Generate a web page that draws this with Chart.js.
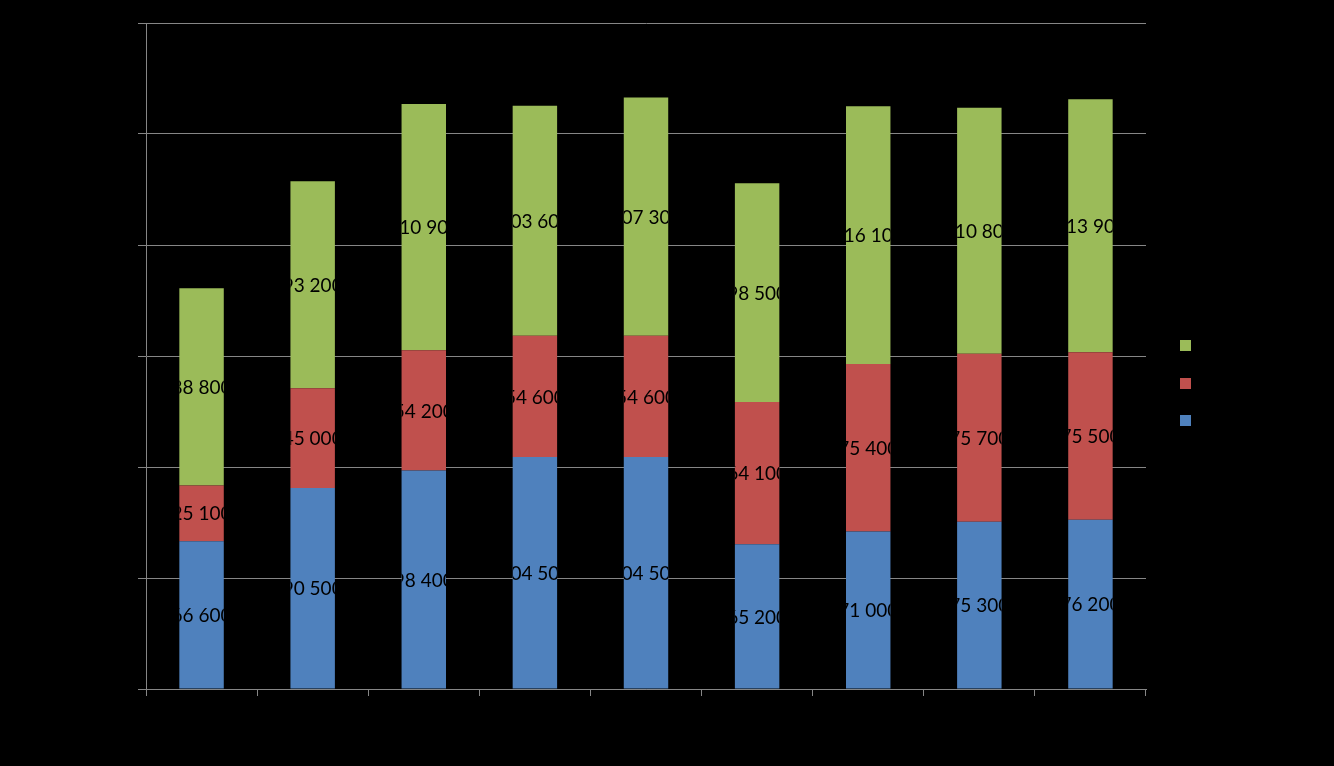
<!DOCTYPE html>
<html>
<head>
<meta charset="utf-8">
<script src="https://cdn.jsdelivr.net/npm/chart.js@4.4.0/dist/chart.umd.min.js"></script>
<style>
  html, body { margin: 0; padding: 0; background: #000; }
  #wrap { width: 1334px; height: 766px; position: relative; }
</style>
</head>
<body>
<div id="wrap"><canvas id="chart" width="1334" height="766"></canvas></div>
<script>
// data
const categories = ['1', '2', '3', '4', '5', '6', '7', '8', '9'];
const seriesNames = ['Series 1', 'Series 2', 'Series 3'];
const blueValues = [66600, 90500, 98400, 104500, 104500, 65200, 71000, 75300, 76200];
const redValues = [25100, 45000, 54200, 54600, 54600, 64100, 75400, 75700, 75500];
const greenValues = [88800, 93200, 110900, 103600, 107300, 98500, 116100, 110800, 113900];
const yMax = 300000;
const yStep = 50000;

const colors = ['#4F81BD', '#C0504D', '#9BBB59'];
const gridColor = '#868686';

function fmt(v) {
    return String(v).replace(/\B(?=(\d{3})+(?!\d))/g, ' ');
}

// labels inside each bar segment, clipped to the bar like the original
const barLabels = {
    id: 'barLabels',
    afterDatasetsDraw(chart) {
        const ctx = chart.ctx;
        chart.data.datasets.forEach((ds, i) => {
            const meta = chart.getDatasetMeta(i);
            meta.data.forEach((bar, j) => {
                const top = Math.min(bar.y, bar.base);
                const bottom = Math.max(bar.y, bar.base);
                ctx.save();
                ctx.beginPath();
                ctx.rect(bar.x - bar.width / 2, top, bar.width, bottom - top);
                ctx.clip();
                ctx.fillStyle = '#000';
                ctx.font = '19px Lato, "Open Sans", sans-serif';
                ctx.textAlign = 'center';
                ctx.textBaseline = 'middle';
                ctx.fillText(fmt(ds.data[j]), bar.x, (top + bottom) / 2 + 1);
                ctx.restore();
            });
        });
    }
};

// legend on the right: squares, text is black like the original
const sideLegend = {
    id: 'sideLegend',
    afterDraw(chart) {
        const ctx = chart.ctx;
        const area = chart.chartArea;
        const n = chart.data.datasets.length;
        const x = area.right + 34;
        const midY = chart.height / 2;
        ctx.save();
        ctx.font = '14px Lato, sans-serif';
        ctx.textBaseline = 'middle';
        for (let k = 0; k < n; k++) {
            const ds = chart.data.datasets[n - 1 - k];
            const cy = midY + (k - (n - 1) / 2) * 37.5;
            ctx.fillStyle = ds.backgroundColor;
            ctx.fillRect(x, Math.round(cy - 5.5), 11, 11);
            ctx.fillStyle = '#000';
            ctx.fillText(ds.label, x + 16, cy);
        }
        ctx.restore();
    }
};

const ctx = document.getElementById('chart').getContext('2d');
const chart = new Chart(ctx, {
    type: 'bar',
    data: {
        labels: categories,
        datasets: [
            { label: seriesNames[0], data: blueValues, backgroundColor: colors[0] },
            { label: seriesNames[1], data: redValues, backgroundColor: colors[1] },
            { label: seriesNames[2], data: greenValues, backgroundColor: colors[2] }
        ]
    },
    options: {
        responsive: false,
        animation: false,
        categoryPercentage: 1,
        barPercentage: 0.4,
        layout: { padding: { top: 23, right: 188, left: 0, bottom: 0 } },
        plugins: {
            legend: { display: false },
            tooltip: { enabled: false }
        },
        scales: {
            x: {
                stacked: true,
                grid: {
                    offset: true,
                    drawOnChartArea: false,
                    drawTicks: true,
                    tickLength: 7,
                    color: gridColor
                },
                border: { color: gridColor },
                ticks: { color: '#000' },
                afterFit(scale) { scale.height = 77; }
            },
            y: {
                stacked: true,
                min: 0,
                max: yMax,
                grid: {
                    color: gridColor,
                    tickLength: 8
                },
                border: { color: gridColor },
                ticks: {
                    stepSize: yStep,
                    color: '#000',
                    callback: v => fmt(v)
                },
                afterFit(scale) { scale.width = 146; }
            }
        }
    },
    plugins: [barLabels, sideLegend]
});
</script>
</body>
</html>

◆ ◆ ◆ ◆

Work to do =
Repeat the listing above exactly, with no pictures.

Expected answer =
Generate a web page that draws this with Chart.js.
<!DOCTYPE html>
<html>
<head>
<meta charset="utf-8">
<script src="https://cdn.jsdelivr.net/npm/chart.js@4.4.0/dist/chart.umd.min.js"></script>
<style>
  html, body { margin: 0; padding: 0; background: #000; }
  #wrap { width: 1334px; height: 766px; position: relative; }
</style>
</head>
<body>
<div id="wrap"><canvas id="chart" width="1334" height="766"></canvas></div>
<script>
// data
const categories = ['1', '2', '3', '4', '5', '6', '7', '8', '9'];
const seriesNames = ['Series 1', 'Series 2', 'Series 3'];
const blueValues = [66600, 90500, 98400, 104500, 104500, 65200, 71000, 75300, 76200];
const redValues = [25100, 45000, 54200, 54600, 54600, 64100, 75400, 75700, 75500];
const greenValues = [88800, 93200, 110900, 103600, 107300, 98500, 116100, 110800, 113900];
const yMax = 300000;
const yStep = 50000;

const colors = ['#4F81BD', '#C0504D', '#9BBB59'];
const gridColor = '#868686';

function fmt(v) {
    return String(v).replace(/\B(?=(\d{3})+(?!\d))/g, ' ');
}

// labels inside each bar segment, clipped to the bar like the original
const barLabels = {
    id: 'barLabels',
    afterDatasetsDraw(chart) {
        const ctx = chart.ctx;
        chart.data.datasets.forEach((ds, i) => {
            const meta = chart.getDatasetMeta(i);
            meta.data.forEach((bar, j) => {
                const top = Math.min(bar.y, bar.base);
                const bottom = Math.max(bar.y, bar.base);
                ctx.save();
                ctx.beginPath();
                ctx.rect(bar.x - bar.width / 2, top, bar.width, bottom - top);
                ctx.clip();
                ctx.fillStyle = '#000';
                ctx.font = '19px Lato, "Open Sans", sans-serif';
                ctx.textAlign = 'center';
                ctx.textBaseline = 'middle';
                ctx.fillText(fmt(ds.data[j]), bar.x, (top + bottom) / 2 + 1);
                ctx.restore();
            });
        });
    }
};

// legend on the right: squares, text is black like the original
const sideLegend = {
    id: 'sideLegend',
    afterDraw(chart) {
        const ctx = chart.ctx;
        const area = chart.chartArea;
        const n = chart.data.datasets.length;
        const x = area.right + 34;
        const midY = chart.height / 2;
        ctx.save();
        ctx.font = '14px Lato, sans-serif';
        ctx.textBaseline = 'middle';
        for (let k = 0; k < n; k++) {
            const ds = chart.data.datasets[n - 1 - k];
            const cy = midY + (k - (n - 1) / 2) * 37.5;
            ctx.fillStyle = ds.backgroundColor;
            ctx.fillRect(x, Math.round(cy - 5.5), 11, 11);
            ctx.fillStyle = '#000';
            ctx.fillText(ds.label, x + 16, cy);
        }
        ctx.restore();
    }
};

const ctx = document.getElementById('chart').getContext('2d');
const chart = new Chart(ctx, {
    type: 'bar',
    data: {
        labels: categories,
        datasets: [
            { label: seriesNames[0], data: blueValues, backgroundColor: colors[0] },
            { label: seriesNames[1], data: redValues, backgroundColor: colors[1] },
            { label: seriesNames[2], data: greenValues, backgroundColor: colors[2] }
        ]
    },
    options: {
        responsive: false,
        animation: false,
        categoryPercentage: 1,
        barPercentage: 0.4,
        layout: { padding: { top: 23, right: 188, left: 0, bottom: 0 } },
        plugins: {
            legend: { display: false },
            tooltip: { enabled: false }
        },
        scales: {
            x: {
                stacked: true,
                grid: {
                    offset: true,
                    drawOnChartArea: false,
                    drawTicks: true,
                    tickLength: 7,
                    color: gridColor
                },
                border: { color: gridColor },
                ticks: { color: '#000' },
                afterFit(scale) { scale.height = 77; }
            },
            y: {
                stacked: true,
                min: 0,
                max: yMax,
                grid: {
                    color: gridColor,
                    tickLength: 8
                },
                border: { color: gridColor },
                ticks: {
                    stepSize: yStep,
                    color: '#000',
                    callback: v => fmt(v)
                },
                afterFit(scale) { scale.width = 146; }
            }
        }
    },
    plugins: [barLabels, sideLegend]
});
</script>
</body>
</html>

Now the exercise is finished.